Graph Encoder Ensemble for Simultaneous Vertex Embedding and Community Detection
Cencheng Shen, Youngser Park, Carey E. Priebe
TL;DR
This work tackles simultaneous vertex embedding, community detection, and unknown community size in graphs by introducing a graph encoder ensemble built on a normalized one-hot encoder ($GEE1$) and a rank-based cluster-size measure (MRI). The method yields a linear-time algorithm that combines $Z = \mathbf{A}\mathbf{W}$ embeddings, $L2$ normalization, MRI-guided model selection, and ensemble $k$-means clustering to determine $K$ and vertex labels. Empirical results on SBM and DC-SBM simulations show that normalization and ensemble components substantially improve clustering accuracy (ARI) and cluster-size recovery, compared to normalization-free and spectral baselines.

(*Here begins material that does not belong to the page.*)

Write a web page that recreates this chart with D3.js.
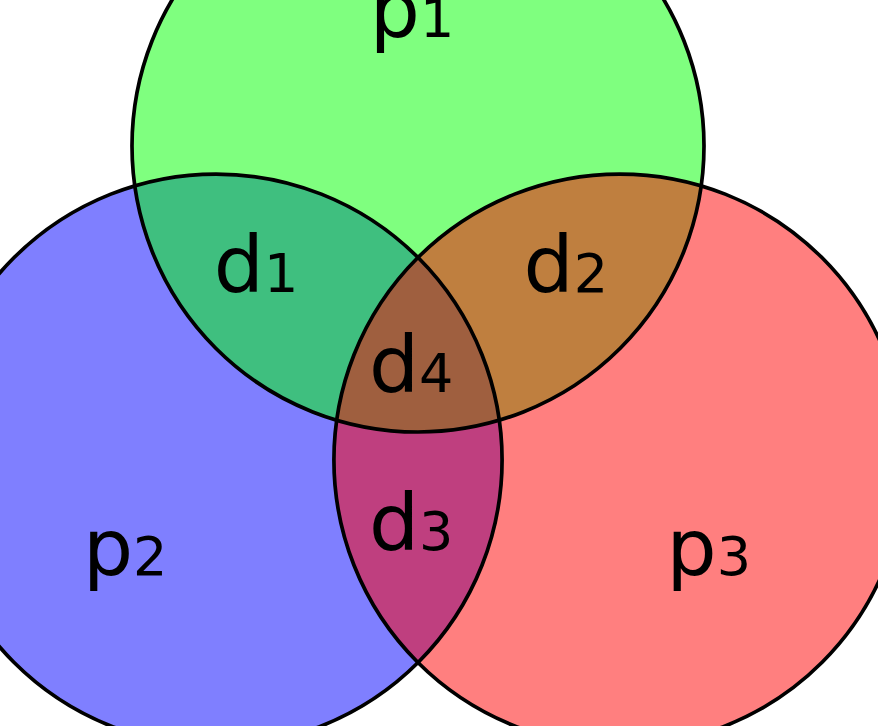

The approach offers a scalable, unified framework for graph analytics with practical impact on large networks where the true number of communities is unknown.
Abstract
In this paper, we introduce a novel and computationally efficient method for vertex embedding, community detection, and community size determination. Our approach leverages a normalized one-hot graph encoder and a rank-based cluster size measure. Through extensive simulations, we demonstrate the excellent numerical performance of our proposed graph encoder ensemble algorithm.